Supplied material:
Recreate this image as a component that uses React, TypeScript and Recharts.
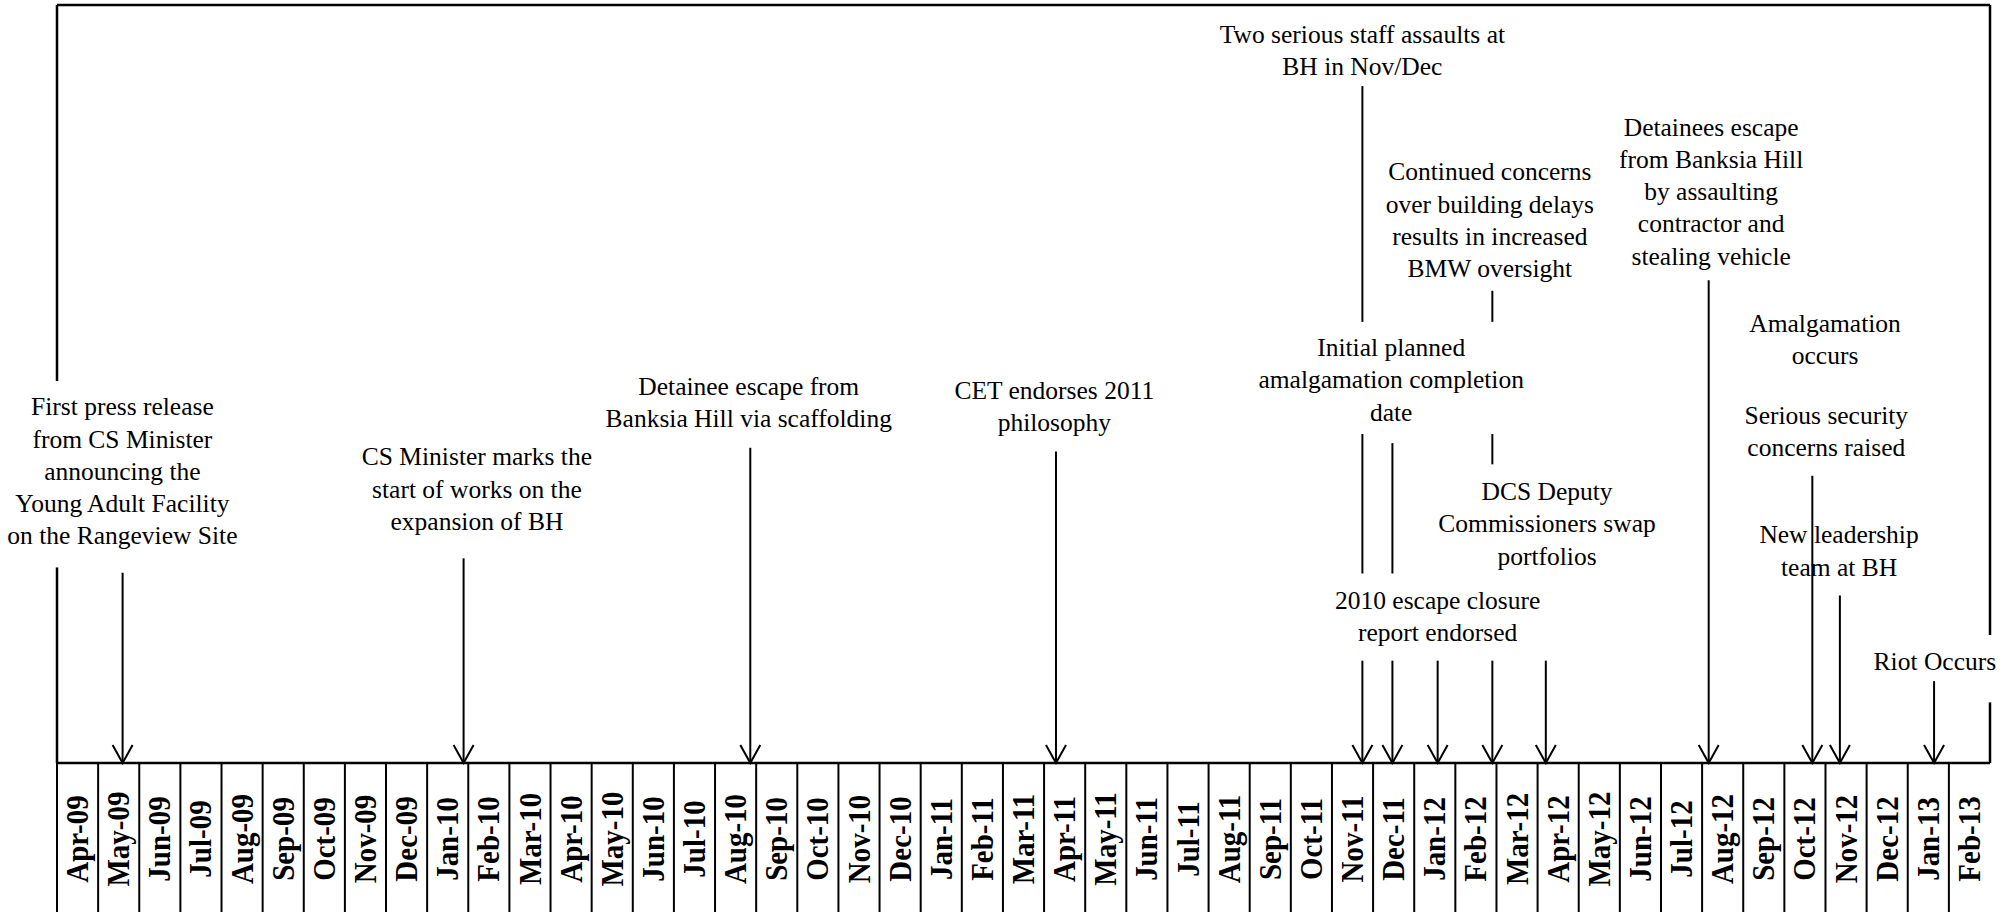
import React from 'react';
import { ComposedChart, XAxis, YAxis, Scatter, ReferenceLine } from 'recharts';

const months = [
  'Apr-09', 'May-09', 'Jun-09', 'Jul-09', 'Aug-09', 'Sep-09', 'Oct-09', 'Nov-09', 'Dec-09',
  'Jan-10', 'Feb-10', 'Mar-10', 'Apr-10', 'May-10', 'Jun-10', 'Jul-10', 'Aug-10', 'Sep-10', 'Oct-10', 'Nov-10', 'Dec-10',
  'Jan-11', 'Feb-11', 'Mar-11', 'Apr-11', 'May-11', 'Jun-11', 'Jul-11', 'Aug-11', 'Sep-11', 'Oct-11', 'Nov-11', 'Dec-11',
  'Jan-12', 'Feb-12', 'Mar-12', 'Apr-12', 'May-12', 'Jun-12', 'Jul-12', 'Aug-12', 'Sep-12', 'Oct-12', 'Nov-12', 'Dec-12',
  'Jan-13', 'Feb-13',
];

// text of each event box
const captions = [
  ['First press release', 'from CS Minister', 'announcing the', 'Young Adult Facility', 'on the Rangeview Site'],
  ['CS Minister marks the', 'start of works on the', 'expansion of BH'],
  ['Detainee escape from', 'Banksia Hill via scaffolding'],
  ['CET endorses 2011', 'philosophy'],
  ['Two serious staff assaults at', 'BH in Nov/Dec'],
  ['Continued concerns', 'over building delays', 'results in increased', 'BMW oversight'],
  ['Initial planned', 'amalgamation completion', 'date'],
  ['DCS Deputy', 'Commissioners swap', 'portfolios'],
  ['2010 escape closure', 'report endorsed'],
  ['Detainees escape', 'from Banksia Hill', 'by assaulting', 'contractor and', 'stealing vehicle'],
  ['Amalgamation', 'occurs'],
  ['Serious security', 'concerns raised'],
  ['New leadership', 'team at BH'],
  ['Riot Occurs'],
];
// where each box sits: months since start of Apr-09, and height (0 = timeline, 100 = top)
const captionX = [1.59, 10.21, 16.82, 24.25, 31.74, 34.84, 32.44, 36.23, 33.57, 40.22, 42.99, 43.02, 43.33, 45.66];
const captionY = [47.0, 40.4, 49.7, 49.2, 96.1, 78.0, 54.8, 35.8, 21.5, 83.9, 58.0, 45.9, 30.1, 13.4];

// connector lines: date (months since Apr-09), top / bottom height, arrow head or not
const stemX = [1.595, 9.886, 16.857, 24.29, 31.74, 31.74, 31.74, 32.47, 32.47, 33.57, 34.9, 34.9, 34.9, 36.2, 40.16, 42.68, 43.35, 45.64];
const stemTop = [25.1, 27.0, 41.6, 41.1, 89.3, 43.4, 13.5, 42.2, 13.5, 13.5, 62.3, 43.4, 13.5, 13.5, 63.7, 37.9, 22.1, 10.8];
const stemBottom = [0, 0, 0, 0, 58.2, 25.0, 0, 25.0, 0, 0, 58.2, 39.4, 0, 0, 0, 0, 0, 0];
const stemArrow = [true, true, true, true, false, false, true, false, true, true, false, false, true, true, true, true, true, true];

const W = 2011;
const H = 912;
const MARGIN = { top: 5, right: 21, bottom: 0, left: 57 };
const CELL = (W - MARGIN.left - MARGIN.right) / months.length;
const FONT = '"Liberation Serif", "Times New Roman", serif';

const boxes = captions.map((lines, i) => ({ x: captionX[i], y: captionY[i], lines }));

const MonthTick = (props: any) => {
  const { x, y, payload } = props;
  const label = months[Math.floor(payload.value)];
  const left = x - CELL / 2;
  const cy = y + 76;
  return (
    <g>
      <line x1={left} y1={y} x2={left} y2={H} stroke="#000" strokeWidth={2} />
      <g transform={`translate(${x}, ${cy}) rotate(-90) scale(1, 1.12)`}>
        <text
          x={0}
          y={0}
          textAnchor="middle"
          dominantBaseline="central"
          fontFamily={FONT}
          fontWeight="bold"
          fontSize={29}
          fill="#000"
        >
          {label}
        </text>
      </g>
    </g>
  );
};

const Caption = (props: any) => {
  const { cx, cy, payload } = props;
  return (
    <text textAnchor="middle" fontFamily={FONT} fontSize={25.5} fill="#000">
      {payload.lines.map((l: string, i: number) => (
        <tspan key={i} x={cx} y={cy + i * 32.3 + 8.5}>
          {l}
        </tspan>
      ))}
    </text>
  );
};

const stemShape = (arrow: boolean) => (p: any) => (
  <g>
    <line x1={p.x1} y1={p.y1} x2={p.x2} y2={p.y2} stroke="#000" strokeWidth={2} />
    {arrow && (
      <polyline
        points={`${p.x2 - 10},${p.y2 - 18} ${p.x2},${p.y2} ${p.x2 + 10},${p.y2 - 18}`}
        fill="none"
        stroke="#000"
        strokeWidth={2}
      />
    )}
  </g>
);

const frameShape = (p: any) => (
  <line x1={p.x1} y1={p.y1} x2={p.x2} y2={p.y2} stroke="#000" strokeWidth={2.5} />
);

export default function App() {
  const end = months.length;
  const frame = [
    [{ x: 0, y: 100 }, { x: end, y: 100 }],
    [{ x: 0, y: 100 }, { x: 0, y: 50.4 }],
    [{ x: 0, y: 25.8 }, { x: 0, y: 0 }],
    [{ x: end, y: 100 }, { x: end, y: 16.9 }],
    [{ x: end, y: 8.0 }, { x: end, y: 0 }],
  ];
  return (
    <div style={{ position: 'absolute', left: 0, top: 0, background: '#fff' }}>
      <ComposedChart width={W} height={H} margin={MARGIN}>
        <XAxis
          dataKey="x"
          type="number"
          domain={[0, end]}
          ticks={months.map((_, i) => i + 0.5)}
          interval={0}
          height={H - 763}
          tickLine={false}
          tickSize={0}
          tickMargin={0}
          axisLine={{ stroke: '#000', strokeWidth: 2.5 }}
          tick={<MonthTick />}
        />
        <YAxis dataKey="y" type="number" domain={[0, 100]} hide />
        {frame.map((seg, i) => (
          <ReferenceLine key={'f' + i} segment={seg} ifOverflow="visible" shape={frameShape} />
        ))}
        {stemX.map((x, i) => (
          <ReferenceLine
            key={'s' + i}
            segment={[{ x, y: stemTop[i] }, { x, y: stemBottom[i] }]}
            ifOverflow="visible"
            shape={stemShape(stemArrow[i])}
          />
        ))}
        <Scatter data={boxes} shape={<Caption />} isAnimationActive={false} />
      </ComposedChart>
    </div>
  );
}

Work to be completed:
Gather each line in the data that holds the string "React".

Task output:
Recreate this image as a component that uses React, TypeScript and Recharts.
import React from 'react';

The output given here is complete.